Navitas' partnership with Nvidia can be considered both a proof of concept and a demonstration of trust. If successful, and I haven't seen any indication that it wouldn't be, the deal can serve as a blueprint for scaling GaN and SiC solutions across the broader AI and data center markets.

The company currently estimates that GaN and SiC technologies will be worth $2.6 billion by 2030. And with it at the forefront of the industry, there's an immense potential for it to take a large slice of that pie.

Even better, GaN and SiC power components are also experiencing a rise in demand in EV production, solar infrastructure, industrial applications, and energy storage systems.

And that's what's exciting about the company: If Navitas can scale and execute well, it wouldn't be tapping into just one booming market. It would be positioning itself to grow alongside multiple industries with soaring demands for efficient, high-performance power solutions. That's why I think the Nvidia deal is just the tip of the iceberg.

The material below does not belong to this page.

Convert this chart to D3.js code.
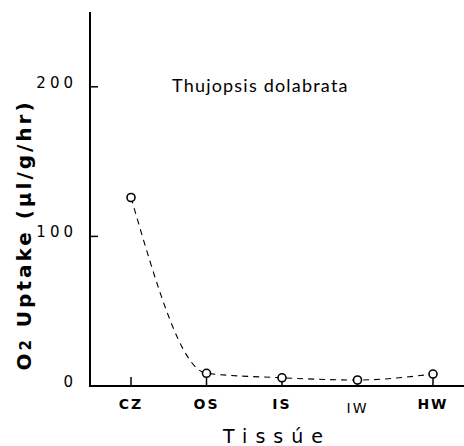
<!DOCTYPE html>
<html>
<head>
<meta charset="utf-8">
<script src="https://cdn.jsdelivr.net/npm/d3@7"></script>
<style>
  body { margin: 0; background: #fff; }
  svg { display: block; }
</style>
</head>
<body>
<div id="chart"></div>
<script>
const tissues = ["CZ", "OS", "IS", "IW", "HW"];
const uptake = [126, 8.5, 5.5, 4, 8];
const yTicks = [0, 100, 200];

const width = 464, height = 446;
const x = d3.scalePoint().domain(tissues).range([131, 433]);
const y = d3.scaleLinear().domain([0, 250]).range([386, 12]);
const axisX = 90;

const svg = d3.select("#chart").append("svg")
  .attr("width", width).attr("height", height);

// axes lines
svg.append("line").attr("x1", axisX).attr("x2", axisX)
  .attr("y1", y(250)).attr("y2", y(0) + 1)
  .attr("stroke", "#000").attr("stroke-width", 2);
svg.append("line").attr("x1", axisX - 1).attr("x2", width)
  .attr("y1", y(0)).attr("y2", y(0))
  .attr("stroke", "#000").attr("stroke-width", 2);

// y ticks (inside) and labels
svg.selectAll(".ytick").data(yTicks.filter(d => d > 0)).join("line")
  .attr("x1", axisX).attr("x2", axisX + 8)
  .attr("y1", d => y(d)).attr("y2", d => y(d))
  .attr("stroke", "#000").attr("stroke-width", 1.5);
svg.selectAll(".ylab").data(yTicks).join("text")
  .attr("x", 77).attr("y", d => y(d) + 1)
  .attr("text-anchor", "end")
  .attr("font-family", "DejaVu Sans")
  .attr("font-size", 15)
  .attr("letter-spacing", 4)
  .text(d => d);

// x ticks (upward)
svg.selectAll(".xtick").data(tissues).join("line")
  .attr("x1", d => x(d)).attr("x2", d => x(d))
  .attr("y1", y(0)).attr("y2", y(0) - 9)
  .attr("stroke", "#000").attr("stroke-width", 1.5);
svg.selectAll(".xlab").data(tissues).join("text")
  .attr("x", d => x(d)).attr("y", d => d === "IW" ? 413 : 409)
  .attr("text-anchor", "middle")
  .attr("font-family", "DejaVu Sans")
  .attr("font-weight", d => d === "IW" ? "normal" : "bold")
  .attr("font-size", 14)
  .attr("letter-spacing", 2)
  .text(d => d);

// axis titles
svg.append("text")
  .attr("x", 277).attr("y", 443)
  .attr("text-anchor", "middle")
  .attr("font-family", "DejaVu Sans")
  .attr("font-size", 19)
  .attr("letter-spacing", 8)
  .text("Tissúe");

svg.append("text")
  .attr("transform", "translate(31,235) rotate(-90)")
  .attr("text-anchor", "middle")
  .attr("font-family", "DejaVu Sans")
  .attr("font-weight", "bold")
  .attr("font-size", 20)
  .attr("letter-spacing", 3)
  .html('O<tspan font-size="15">2</tspan> Uptake (µl/g/hr)');

// species name
svg.append("text")
  .attr("x", 172).attr("y", 92)
  .attr("font-family", "Lato")
  .attr("font-size", 18)
  .attr("letter-spacing", 1.2)
  .text("Thujopsis dolabrata");

// dashed curve
const pts = tissues.map((t, i) => [x(t), y(uptake[i])]);
svg.append("path")
  .attr("d", d3.line().curve(d3.curveMonotoneX)(pts))
  .attr("fill", "none")
  .attr("stroke", "#000")
  .attr("stroke-width", 1.1)
  .attr("stroke-dasharray", "6,5");

svg.selectAll(".pt").data(pts).join("circle")
  .attr("cx", d => d[0]).attr("cy", d => d[1])
  .attr("r", 4)
  .attr("fill", "#fff")
  .attr("stroke", "#000")
  .attr("stroke-width", 1.6);
</script>
</body>
</html>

Currently, Navitas stock is trading at around $8, and over the last 52 weeks, the stock has traded between $1.52 and $9.48, implying above-average volatility in the stock price. A 60-month beta of 3.03 means Navitas stock is likely to move 3 times as much as the S&P 500. The risk is high, but so are the rewards, if it works out.

Verdict

So is it too late to buy Navitas? If you have a long-term time horizon, I don't think so. Again, the company's potential is already in the spotlight, and with today's soaring energy demands, I see a clear runway for Navitas to capture a significant market share.

Still, I'd time my entries during pullbacks or dips.  I, for one, am excited for what Navitas has in store.